Y los sesos, también

Hay un famoso refrán que dice que la primavera la sangre altera, pues yo añado que los sesos, también. Andaba una con una rebelión de hormonas tardías, sombría y cabizbaja, pesando en qué pecado habría cometido para llevar tamaña nube negra sobre mi testa, cuando, de repente, esperando a que un semáforo me dejara cruzar la calle, me dio por mirar al cielo... y me quedé estupefacta ante la preciosidad de cielo que había sobre mí: una legión de jirones de nubes, perfectamente alineados, paralelos entre sí (para una lela, o sea la menda), delicados, semitransparentes, iban moviéndose gracias a la brisa que los llevaba en volandas... "¡Y tú, mirando al suelo! ¡es pa' matarte!", me dije entre mí.
Y llevaba razón. ¿Cómo podía tener esa estrechez de miras a estas alturas de mi recién estrenada mitad de vida? ¿Cómo me podía permitir el lujo de vegetar a medio metro bajo el suelo con tamaña maravilla encima de mí?

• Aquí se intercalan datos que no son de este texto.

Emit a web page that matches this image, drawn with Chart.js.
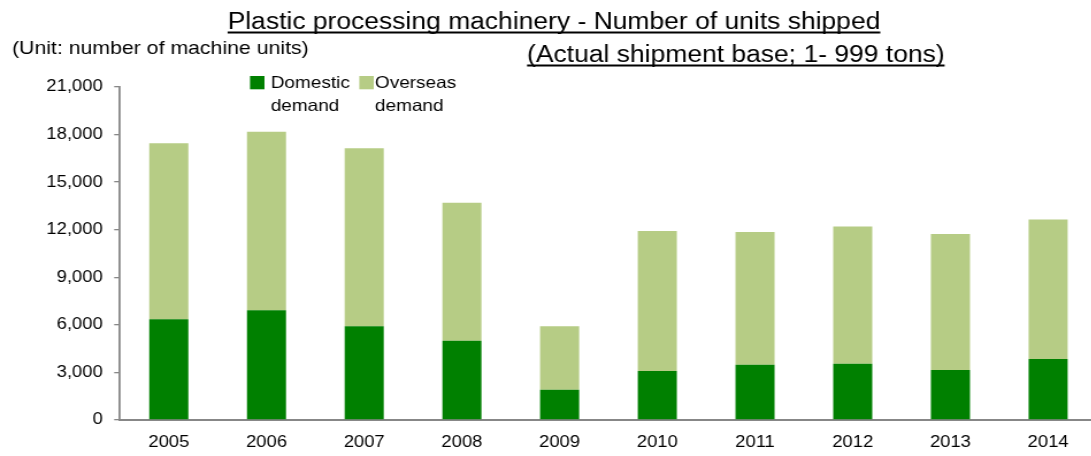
<!DOCTYPE html>
<html>
<head>
<meta charset="utf-8">
<script src="https://cdn.jsdelivr.net/npm/chart.js@4/dist/chart.umd.min.js"></script>
<style>
  html, body { margin: 0; padding: 0; overflow: hidden; background: #fff; }
  #wrap { width: 1091px; height: 456px; overflow: hidden; position: relative; }
  /* the drawing is laid out narrow and widened horizontally */
  #c { transform: scaleX(1.15); transform-origin: 0 0; }
</style>
</head>
<body>
<div id="wrap"><canvas id="c" width="957" height="456" style="width:957px;height:456px"></canvas></div>
<script>
// Shipments of plastic processing machinery (1 - 999 tons), machine units
const years = ['2005', '2006', '2007', '2008', '2009', '2010', '2011', '2012', '2013', '2014'];
const domestic = [6350, 6920, 5910, 5000, 1910, 3090, 3490, 3550, 3150, 3850];
const overseas = [11100, 11260, 11220, 8700, 4000, 8830, 8370, 8660, 8580, 8800];
const yTicks = [0, 3000, 6000, 9000, 12000, 15000, 18000, 21000];

const titleText = 'Plastic processing machinery - Number of units shipped';
const subtitleText = '(Actual shipment base; 1- 999 tons)';
const unitText = '(Unit: number of machine units)';
const domesticLabel = ['Domestic', 'demand'];
const overseasLabel = ['Overseas', 'demand'];

const FONT = '"Liberation Sans", Arial, Helvetica, sans-serif';
const AXIS = '#878787';
const GREEN = '#008000';
const LIGHT = '#B6CC85';

Chart.defaults.font.family = FONT;
Chart.defaults.color = '#000';

// Headings, unit note and two-line legend drawn on top of the chart
const annotations = {
  id: 'annotations',
  afterDraw(chart) {
    const ctx = chart.ctx;
    ctx.save();
    ctx.fillStyle = '#000';
    ctx.textBaseline = 'alphabetic';

    const underlined = (text, x, y, align, size, lineY) => {
      ctx.font = size + 'px ' + FONT;
      ctx.textAlign = align;
      ctx.fillText(text, x, y);
      const w = ctx.measureText(text).width;
      const x0 = align === 'center' ? x - w / 2 : x;
      ctx.fillRect(x0, lineY, w, 2);
    };
    underlined(titleText, 481.7, 29.3, 'center', 23, 31.5);
    underlined(subtitleText, 458.3, 62, 'left', 23, 64.5);

    ctx.font = '18.5px ' + FONT;
    ctx.textAlign = 'left';
    ctx.fillText(unitText, 10.4, 54);

    const ds = chart.data.datasets;
    const legendItems = [
      { color: ds[0].backgroundColor, lines: domesticLabel, box: 217.4, text: 235.4 },
      { color: ds[1].backgroundColor, lines: overseasLabel, box: 312.4, text: 326.1 }
    ];
    ctx.font = '16.5px ' + FONT;
    legendItems.forEach(item => {
      ctx.fillStyle = item.color;
      ctx.fillRect(item.box, 76, 12.6, 13.3);
      ctx.fillStyle = '#000';
      item.lines.forEach((ln, i) => ctx.fillText(ln, item.text, 88 + i * 22.5));
    });
    ctx.restore();
  }
};

new Chart(document.getElementById('c'), {
  type: 'bar',
  data: {
    labels: years,
    datasets: [
      { label: domesticLabel.join(' '), data: domestic, backgroundColor: GREEN },
      { label: overseasLabel.join(' '), data: overseas, backgroundColor: LIGHT }
    ]
  },
  options: {
    responsive: false,
    animation: false,
    events: [],
    layout: { padding: { top: 87, right: 3.1, bottom: 4, left: 0 } },
    datasets: { bar: { barPercentage: 0.4, categoryPercentage: 1 } },
    plugins: { legend: { display: false }, title: { display: false }, tooltip: { enabled: false } },
    scales: {
      x: {
        stacked: true,
        afterFit(scale) { scale.height = 32; },
        grid: { display: false, drawTicks: false },
        border: { display: true, color: AXIS, width: 2 },
        ticks: { font: { size: 16 }, color: '#000', padding: 13, maxRotation: 0 }
      },
      y: {
        stacked: true,
        min: 0,
        max: 21000,
        afterFit(scale) { scale.width = 104.3; },
        afterBuildTicks(scale) { scale.ticks = yTicks.map(v => ({ value: v })); },
        grid: { drawOnChartArea: false, drawTicks: true, tickLength: 5, color: AXIS, lineWidth: 1.3 },
        border: { display: true, color: AXIS, width: 1.8 },
        ticks: {
          font: { size: 16 },
          color: '#000',
          padding: 10,
          callback: v => Number(v).toLocaleString('en-US')
        }
      }
    }
  },
  plugins: [annotations]
});
</script>
</body>
</html>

Dicho y hecho. Después de dar infinitas gracias al Padre, al Hijo y al Espíritu Santo (a los que llevaba bastantes días dando la tabarra para que me sacaran de mi pozo particular), y de agradecer también a María Santísima su colleja en mi cogote, merecidísima sin ninguna duda, salí del pozo para contemplar mejor el precioso cielo que esta mañana se me entregaba gratis, como todo lo que Dios nos regala cada día desde el amanecer hasta la puesta de sol.

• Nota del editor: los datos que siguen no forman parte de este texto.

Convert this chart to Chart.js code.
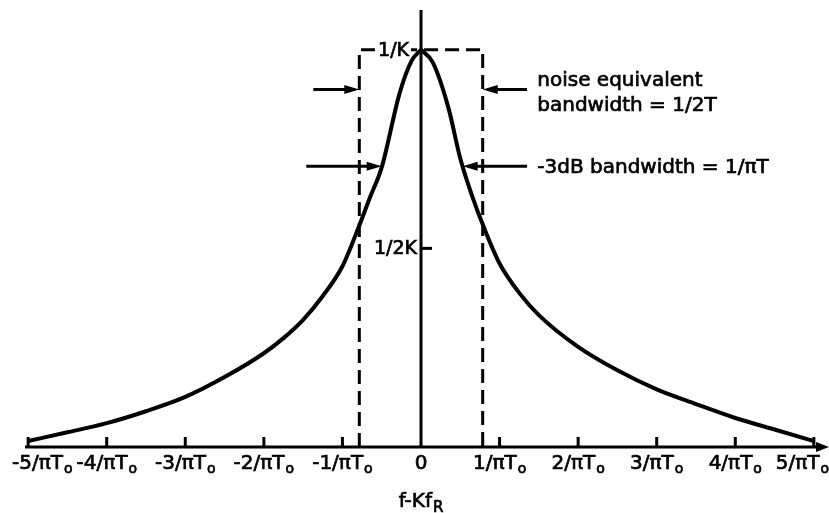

Ay, bendita y puñetera primavera, que cruzas cables sin ton ni son, que soliviantas las neuronas y las hormonas del personal, que nos obligas a claudicar ante ti, ante la explosión de la vida que nos hace sentirnos chiquitines y, por qué no decirlo, mayores ante tanta juventud revoloteando ante nuestras cuarentonas narices... ¡Ay, juventud, divino tesoro que te vas para no volver!, como dijo el poeta. ¡¡Y mejor que no vuelva!!, añado de mi cosecha, porque, a pesar de las goteras que empiezan a salir, de esa nueva perspectiva que da la casi cincuentena, no quiero volver a la juventud. Estoy mejor que bien donde y cuando estoy; éste es mi sitio, mi lugar en el mundo. Cada día descubro algo nuevo en lo conocido y algo que no conocía hasta ese momento, y me encanta descubrir lo nuevo y aprender de lo viejo, para darme cuenta de que la juventud es un accidente temporal que se supera con los años y que desemboca en la espléndida madurez que me da seguridad en mí misma, en mis sentimientos, en mis principios y en mi razón para vivir: dar gracias cada día a Dios por ser consciente de que soy su hija, querida mimada y educada por y para él.